Neste panorama, o ETH era, como hoje é, uma escola de excelência, da mais seleccionada elite, onde só eram admitidos os melhores estudantes do mundo. Dela saiu o primeiro Nobel da Física, Wilhelm Röntgen (1901). Desde então o ETH produziu mais de duas dezenas de prémios Nobel sobretudo nas áreas da física e da química, como Wolfgang Pauli, Peter Debye ou o próprio Einstein. Um século depois, o ETH continua a ser uma universidade de referência no plano científico – e a produzir prémios Nobel (o último dos quais, Kurt Würtrich, Nobel da Química em 2002).

Foi nesta escola, entre a nata da nata, que Einstein foi admitido para o curso mais exigente, em termos que hoje se descreveriam como aluno autoproposto, dois anos mais cedo do que o normal, sem possuir um percurso escolar formal usual.

Chumbou no exame de admissão, mas obteve um resultado tão excepcional em Matemática e Física que impressionou o reitor, Albin Herzog. Este prometeu admiti-lo no ano seguinte, sem que Albert tivesse de fazer novamente o temido exame.

Aos 16 anos de idade Einstein imaginou algo que desencadeou uma intuição que viria mais tarde a alterar o curso da história da humanidade: imaginou-se a correr ao lado de um feixe de luz e perguntou a si próprio qual seria o aspecto desse feixe.

Como pode alguém familiarizado com os caminhos da ciência considerar estes factos compatíveis com a fábula do "mau aluno" e, piada de salão de gosto duvidoso, ou argumento de concepções pedagógicas facilitistas, propagá-la publicamente?

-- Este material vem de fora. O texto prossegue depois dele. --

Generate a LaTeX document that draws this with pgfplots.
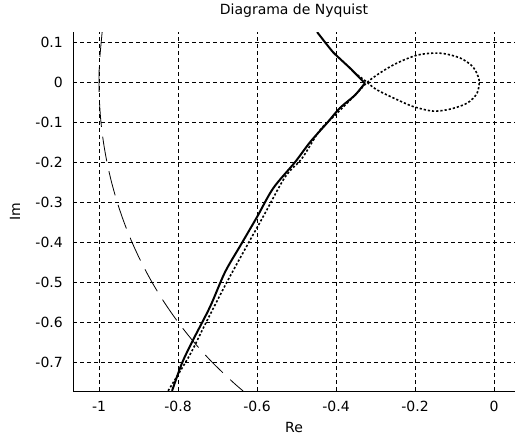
\documentclass[border=0pt]{standalone}
\usepackage{pgfplots}
\pgfplotsset{compat=1.18}
\usepackage{fontspec}
\setmainfont{DejaVu Sans}
\newcommand{\chartfont}{\fontsize{14bp}{17bp}\selectfont}
\begin{document}
\begin{tikzpicture}[font=\chartfont]
\begin{axis}[
  scale only axis,
  width=442bp, height=359bp,
  xmin=-1.0658, xmax=0.053,
  ymin=-0.7725, ymax=0.126,
  axis x line=bottom, axis y line=left,
  axis line style={-, black, line width=0.8bp},
  xtick={-1,-0.8,-0.6,-0.4,-0.2,0},
  xticklabels={-1,-0.8,-0.6,-0.4,-0.2,0},
  ytick={0.1,0,-0.1,-0.2,-0.3,-0.4,-0.5,-0.6,-0.7},
  yticklabels={0.1,0,-0.1,-0.2,-0.3,-0.4,-0.5,-0.6,-0.7},
  tick align=inside, major tick length=4bp,
  tick style={black, line width=0.8bp},
  tick label style={font=\chartfont},
  label style={font=\chartfont},
  xticklabel style={anchor=base, inner sep=0pt, yshift=-20bp},
  yticklabel style={anchor=east, inner sep=0pt, xshift=-10bp},
  grid=major,
  major grid style={black, line width=0.8bp, dash pattern=on 4bp off 3bp},
  title={Diagrama de Nyquist},
  title style={font=\chartfont, at={(0.5,1)}, anchor=base, yshift=12bp, inner sep=0pt},
  xlabel={Re},
  xlabel style={at={(axis description cs:0.5,0)}, anchor=base, yshift=-41bp, inner sep=0pt},
  ylabel={Im},
  ylabel style={at={(axis description cs:-0.131,0.5)}, anchor=center, inner sep=0pt},
  clip=true,
]
% unit circle (dashed)
\addplot[black, line width=0.8bp, dash pattern=on 25bp off 10bp, smooth] coordinates {
(-0.9920,0.126) (-0.9988,0.05) (-1.0,0.0) (-0.9987,-0.05) (-0.9950,-0.1) (-0.9887,-0.15)
(-0.9798,-0.2) (-0.9682,-0.25) (-0.9539,-0.3) (-0.9367,-0.35) (-0.9165,-0.4)
(-0.8930,-0.45) (-0.8660,-0.5) (-0.8352,-0.55) (-0.8000,-0.6) (-0.7599,-0.65)
(-0.7141,-0.7) (-0.6614,-0.75) (-0.6351,-0.7725)
};
% solid curve, upper branch
\addplot[black, line width=2bp, line join=miter, smooth, tension=0.3] coordinates {
(-0.448,0.126) (-0.408,0.076) (-0.365,0.036) (-0.327,-0.002)
};
% solid curve, lower branch
\addplot[black, line width=2bp, smooth, tension=0.5] coordinates {
(-0.327,-0.002) (-0.352,-0.032) (-0.390,-0.064) (-0.423,-0.102) (-0.466,-0.150)
(-0.504,-0.200) (-0.559,-0.265) (-0.600,-0.337) (-0.640,-0.405)
(-0.681,-0.475) (-0.719,-0.562) (-0.762,-0.645) (-0.790,-0.703) (-0.815,-0.772)
};
% dotted curve
\addplot[black, line width=1.6bp, dash pattern=on 2.2bp off 2bp, smooth, tension=0.5] coordinates {
(-0.825,-0.772) (-0.770,-0.682) (-0.732,-0.607) (-0.673,-0.494) (-0.585,-0.337)
(-0.529,-0.237) (-0.486,-0.190) (-0.441,-0.120) (-0.397,-0.077) (-0.352,-0.032)
(-0.314,0.006) (-0.256,0.043) (-0.195,0.068) (-0.137,0.073) (-0.086,0.061)
(-0.053,0.038) (-0.038,0.006) (-0.043,-0.027) (-0.068,-0.052) (-0.111,-0.067)
(-0.154,-0.072) (-0.200,-0.062) (-0.233,-0.049) (-0.296,-0.019) (-0.325,0.003) (-0.345,0.018)
};
\end{axis}
\pgfresetboundingbox
\path (-73bp,-46bp) rectangle (442bp,391bp);
\end{tikzpicture}
\end{document}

Mais interessante e relevante do que repetir infundados lugares-comuns seria reflectir seriamente sobre a relação de Einstein com a escola. E mais relevante ainda seria aproveitar a oportunidade para pensar informadamente, objectivamente e não ideologicamente, a própria escola, a nossa escola, que põe em causa o progresso do país.